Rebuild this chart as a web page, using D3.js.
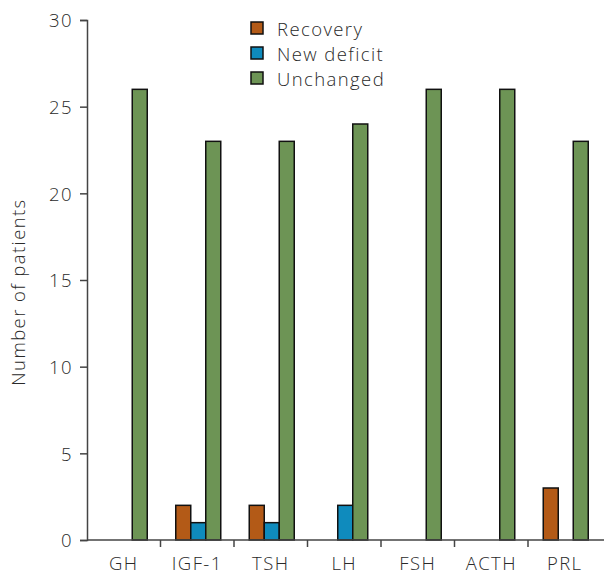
<!DOCTYPE html>
<html>
<head>
<meta charset="utf-8">
<script src="https://cdn.jsdelivr.net/npm/d3@7"></script>
<style>
  html, body { margin: 0; padding: 0; background: #fff; }
  svg text { font-family: "Open Sans", sans-serif; font-weight: 300; fill: #2a2a2a; font-size: 18.5px; letter-spacing: 1.4px; }
</style>
</head>
<body>
<svg id="chart" width="604" height="574"></svg>
<script>
// Hormone axes assessed
const categories = ["GH", "IGF-1", "TSH", "LH", "FSH", "ACTH", "PRL"];
// Patient counts per outcome
const recovery   = [0, 2, 2, 0, 0, 0, 3];
const newDeficit = [0, 1, 1, 2, 0, 0, 0];
const unchanged  = [26, 23, 23, 24, 26, 26, 23];
const seriesNames = ["Recovery", "New deficit", "Unchanged"];
const seriesColors = ["#b35a17", "#0f8bbd", "#6d9455"];
const yTicks = [0, 5, 10, 15, 20, 25, 30];

const series = [recovery, newDeficit, unchanged];
const svg = d3.select("#chart");
const plotLeft = 87, plotRight = 601.5, plotTop = 20, plotBottom = 540;

const x = d3.scaleBand().domain(categories).range([plotLeft, plotRight]);
const xSub = d3.scaleBand().domain(seriesNames).range([0, x.bandwidth()]).paddingOuter(0.95).paddingInner(0);
const y = d3.scaleLinear().domain([0, 30]).range([plotBottom, plotTop]);

// Bars (zero counts are left out)
const rows = [];
categories.forEach((c, i) => {
  series.forEach((s, j) => {
    if (s[i] > 0) rows.push({ cat: c, name: seriesNames[j], value: s[i], color: seriesColors[j] });
  });
});
svg.append("g").selectAll("rect").data(rows).join("rect")
  .attr("x", d => x(d.cat) + xSub(d.name) + 1)
  .attr("y", d => y(d.value))
  .attr("width", xSub.bandwidth())
  .attr("height", d => y(0) - y(d.value))
  .attr("fill", d => d.color)
  .attr("stroke", "#111")
  .attr("stroke-width", 1.5);

// Y axis
const yAxis = svg.append("g").attr("transform", `translate(${plotLeft},0)`)
  .call(d3.axisLeft(y).tickValues(yTicks).tickSize(7).tickPadding(7));
yAxis.attr("font-size", null).attr("font-family", null);
yAxis.select(".domain").attr("stroke", "#444").attr("stroke-width", 1.5);
yAxis.selectAll(".tick line").attr("stroke", "#444").attr("stroke-width", 1.5);
yAxis.selectAll("text").attr("fill", null).attr("dy", "0.36em");

// X axis: line plus separators between categories
const xg = svg.append("g");
xg.append("line").attr("x1", plotLeft).attr("x2", 604).attr("y1", plotBottom).attr("y2", plotBottom)
  .attr("stroke", "#444").attr("stroke-width", 1.5);
xg.selectAll("line.sep").data(categories.slice(1)).join("line").attr("class", "sep")
  .attr("x1", d => x(d)).attr("x2", d => x(d))
  .attr("y1", plotBottom).attr("y2", plotBottom + 7)
  .attr("stroke", "#444").attr("stroke-width", 1.5);
xg.selectAll("text").data(categories).join("text")
  .attr("x", d => x(d) + x.bandwidth() / 2)
  .attr("y", 570)
  .attr("text-anchor", "middle")
  .text(d => d);

// Y axis title
svg.append("text")
  .attr("transform", `translate(25,${(plotTop + plotBottom) / 2 + 12}) rotate(-90)`)
  .attr("text-anchor", "middle")
  .text("Number of patients");

// Legend
const legend = svg.append("g").attr("transform", "translate(251,22)");
seriesNames.forEach((n, i) => {
  const g = legend.append("g").attr("transform", `translate(0,${i * 25})`);
  g.append("rect").attr("width", 12).attr("height", 12)
    .attr("fill", seriesColors[i]).attr("stroke", "#111").attr("stroke-width", 1.5);
  g.append("text").attr("x", 26).attr("y", 14).text(n);
});
</script>
</body>
</html>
┄┄┄┄┄┄┄┄┄┄
— WORK TO COMPLETE —
Give again exactly the lines running from the beginning of the material above through the line that contains "const yTicks = [0, 5, 10, 15, 20, 25, 30];", and leave out every picture.

— SOLUTION —
Rebuild this chart as a web page, using D3.js.
<!DOCTYPE html>
<html>
<head>
<meta charset="utf-8">
<script src="https://cdn.jsdelivr.net/npm/d3@7"></script>
<style>
  html, body { margin: 0; padding: 0; background: #fff; }
  svg text { font-family: "Open Sans", sans-serif; font-weight: 300; fill: #2a2a2a; font-size: 18.5px; letter-spacing: 1.4px; }
</style>
</head>
<body>
<svg id="chart" width="604" height="574"></svg>
<script>
// Hormone axes assessed
const categories = ["GH", "IGF-1", "TSH", "LH", "FSH", "ACTH", "PRL"];
// Patient counts per outcome
const recovery   = [0, 2, 2, 0, 0, 0, 3];
const newDeficit = [0, 1, 1, 2, 0, 0, 0];
const unchanged  = [26, 23, 23, 24, 26, 26, 23];
const seriesNames = ["Recovery", "New deficit", "Unchanged"];
const seriesColors = ["#b35a17", "#0f8bbd", "#6d9455"];
const yTicks = [0, 5, 10, 15, 20, 25, 30];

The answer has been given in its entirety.